Nathan and the kids have a new understanding for all the work it takes to keep the house functioning, I’m sure that will drop off again eventually but I’m glad they now realise the effort that goes into making every day look boring and predictable. And how tiresome doing the same thing over and over only for nobody to notice is.
I have a whole bunch of symptoms I never knew were symptoms to keep an eye on to make sure that what goes up doesn’t go up too much and the following down doesn’t go too low. Along with a whole bunch of new medications to help keep things under control. And the possibility of going back for more ECT if things don’t go as planned. It’s a scary thought that although I’m not going out with a new condition I am leaving with knowledge of one I’ve had for a long time and not realised. Things in lots of ways make more sense and in lots of ways feel overwhelming. The idea that I am now officially mentally Ill with something that can not be cured and can only be managed isn’t the greatest, but I am grateful for the chance to manage it before it takes hold of my life again.
I leave knowing there is a greater chance that my children will develop the same condition with the same life long outlook. And I just hope that the insight I have gained about myself will help me recognise it in them and ensure that they receive the treatment they need as early on as they can get it.
The people I used to lean on for support have changed and although in lots of ways I feel used, that I was always there for them and they couldn’t be there for me in my time of need, it won’t change who I am and the type of support I will continue to provide others.

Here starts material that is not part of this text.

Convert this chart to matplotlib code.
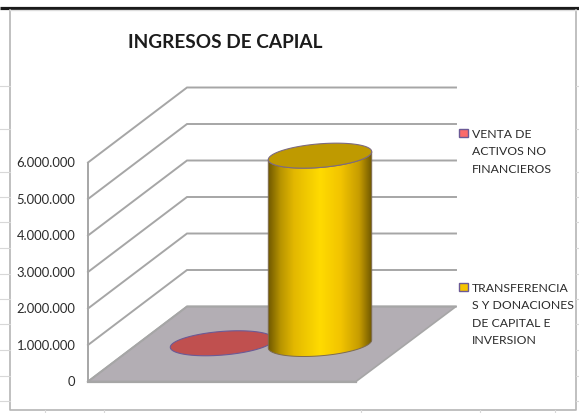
import numpy as np
import matplotlib
matplotlib.use('Agg')
import matplotlib.pyplot as plt
from matplotlib.colors import LinearSegmentedColormap
from matplotlib.patches import Polygon, Rectangle

plt.rcParams['font.family'] = ['Lato', 'DejaVu Sans']

TITLE = "INGRESOS DE CAPIAL"
series_names = [
    ["VENTA DE", "ACTIVOS NO", "FINANCIEROS"],
    ["TRANSFERENCIA", "S Y DONACIONES", "DE CAPITAL E", "INVERSION"],
]
series_values = [20000, 5160000]
tick_values = [0, 1000000, 2000000, 3000000, 4000000, 5000000, 6000000]
tick_labels = ["0", "1.000.000", "2.000.000", "3.000.000", "4.000.000", "5.000.000", "6.000.000"]

W, H = 579, 414
PX_PER_UNIT = 36.5 / 1e6   # one million is 36.5 px tall
Y0_PX = 381


def vpx(n):
    # a height in pixels, as value units
    return n / PX_PER_UNIT


def ypx(p):
    # pixel row from the top of the image, as a value
    return (Y0_PX - p) / PX_PER_UNIT


def set_limits():
    # a bit lower, rendering lands high otherwise
    ax.set_xlim(0, W)
    ax.set_ylim(ypx(H - 1.5), ypx(-1.5))


fig = plt.figure(figsize=(W / 100, H / 100), dpi=100)
ax = fig.add_axes([0, 0, 1, 1])
set_limits()
ax.axis('off')

# sheet and chart frame
ax.plot([0, W], [ypx(7)] * 2, color='#1a1a1a', lw=2.3, solid_capstyle='butt')
ax.plot([10, 10, 576, 576], [ypx(9), ypx(409), ypx(409), ypx(9)], color='#b5b5b5', lw=1.2)
ax.plot([10, 576], [ypx(9)] * 2, color='#dddddd', lw=1)
for p in [85, 128, 171, 196, 221, 247, 273, 298, 323, 349, 375, 400]:
    ax.plot([0, 10], [ypx(p)] * 2, color='#d8d8d8', lw=0.8)
    ax.plot([576, W], [ypx(p)] * 2, color='#d8d8d8', lw=0.8)
for x in [45, 104, 361, 480, 555]:
    ax.plot([x, x], [ypx(409), ypx(414)], color='#d8d8d8', lw=0.8)

# walls and floor
LEFT, RIGHT = 88, 356
DX, DY = 99, vpx(75)
GRID = '#a6a6a6'
ax.add_patch(Polygon([(LEFT, 0), (RIGHT, 0), (RIGHT + DX + 1, DY), (LEFT + DX, DY)],
                     closed=True, fc='#b3aeb4', ec=GRID, lw=1.2, zorder=1))
for v in tick_values:
    ax.plot([LEFT, LEFT + DX, RIGHT + DX + 1], [v, v + DY, v + DY],
            color=GRID, lw=1.4, zorder=1.5, solid_joinstyle='miter')
ax.plot([LEFT, LEFT], [0, tick_values[-1]], color=GRID, lw=1.4, zorder=1.5)
ax.plot([LEFT, RIGHT], [0, 0], color=GRID, lw=1.6, zorder=1.6)

for v, lab in zip(tick_values, tick_labels):
    ax.text(75.5, v, lab, ha='right', va='center', fontsize=9.4, color='#2b2b2b')

ax.text(225, ypx(41), TITLE, ha='center', va='center', fontsize=13.7,
        fontweight='bold', color='#1c1c1c')

# cylinders
RX, RD_X, RD_Y = 49, 16.5, vpx(12.5)
BASE = vpx(37.5)
T0 = np.arctan2(RD_X, RX)
centers = [222, 320]


def ring(cx, level, t):
    return np.column_stack([cx + RX * np.cos(t) + RD_X * np.sin(t), level + RD_Y * np.sin(t)])


ALL_T = np.linspace(0, 2 * np.pi, 121)
FRONT_T = np.linspace(T0 + np.pi, T0 + 2 * np.pi, 61)

# first series is so small that it is only a disc on the floor
ax.add_patch(Polygon(ring(centers[0], BASE + series_values[0], ALL_T), closed=True,
                     fc='#c0504f', ec='#6b5a96', lw=0.8, zorder=2))

cx = centers[1]
top = BASE + series_values[1]
body = np.vstack([ring(cx, BASE, FRONT_T), ring(cx, top, FRONT_T)[::-1]])
body_patch = Polygon(body, closed=True, fc='none', ec='#7d6b50', lw=0.7, zorder=3.1)
ax.add_patch(body_patch)
cmap = LinearSegmentedColormap.from_list('cyl', [
    (0.0, '#6f5800'), (0.12, '#b89400'), (0.25, '#e3b800'), (0.5, '#ffdb00'),
    (0.7, '#f2c400'), (0.88, '#c69c00'), (1.0, '#6f5800')])
grad = ax.imshow(np.linspace(0, 1, 256).reshape(1, -1), cmap=cmap, aspect='auto', zorder=3,
                 extent=[cx - 52, cx + 52, BASE - vpx(15), top + vpx(15)])
grad.set_clip_path(body_patch)
set_limits()
ax.add_patch(Polygon(ring(cx, top, ALL_T), closed=True, fc='#bf9a00', ec='#7d6b80', lw=0.8, zorder=4))

# legend
SWATCH = ['#fb6a6a', '#f5c400']
legend_rows = [[133, 150.5, 168], [287, 304.5, 322, 339.5]]
for names, rows, col in zip(series_names, legend_rows, SWATCH):
    ax.add_patch(Rectangle((459, ypx(rows[0] + 3.5)), 8.5, vpx(8), fc=col, ec='#6b5a96', lw=1, zorder=5))
    for line, p in zip(names, rows):
        ax.text(472, ypx(p), line, ha='left', va='center', fontsize=8.8, color='#2b2b2b')

fig.savefig('out.png', dpi=100)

I will always be open about what goes on, in the hope that it makes someone else feel a little less alone with what they face. It may not be the same as me but to know other people don’t lead perfect lives is sometimes all someone else needs to hear to feel better about themselves.
So here I am, going home. Not the same person who walked in four months ago, wiser and more educated about herself, more sure of the support around her, more sure that her husband and children love her just as much as they ever have. They gave me up for such a long period of time, in the hope that I would come back better and stronger than ever before and I can assure you that is what has happened. I’ll never be as ignorant and dismissive of my own needs as I once was which in turn leads me to be a better wife, mother, daughter, sister and friend to those who have stood by me. I will never stop needing the support of family and I am lucky that I have some of the greatest I could hope for to do that for me.
The only thing that is certain right now is that the woman walking out of the hospital doors this morning is not the same one who walked in here all those months ago. This storm has changed me like all the storms I’ve stood in before that. But instead of standing there getting battered by the storm I’ve taken an active role in trying to beat it. And in doing so I’ve changed my prospects, Taken charge and given myself the best hope of a positive future that I could. And I step out into my new surroundings both confident in my abilities and frightened of the unknown.
But if there’s one thing I know I carry with me every day, it’s courage. And I’ll walk through any storm that comes along with courage by my side and know that no matter what it brings, I will handle it. I will ask for and accept help when it’s required and I’ll stand on my own two feet whenever possible.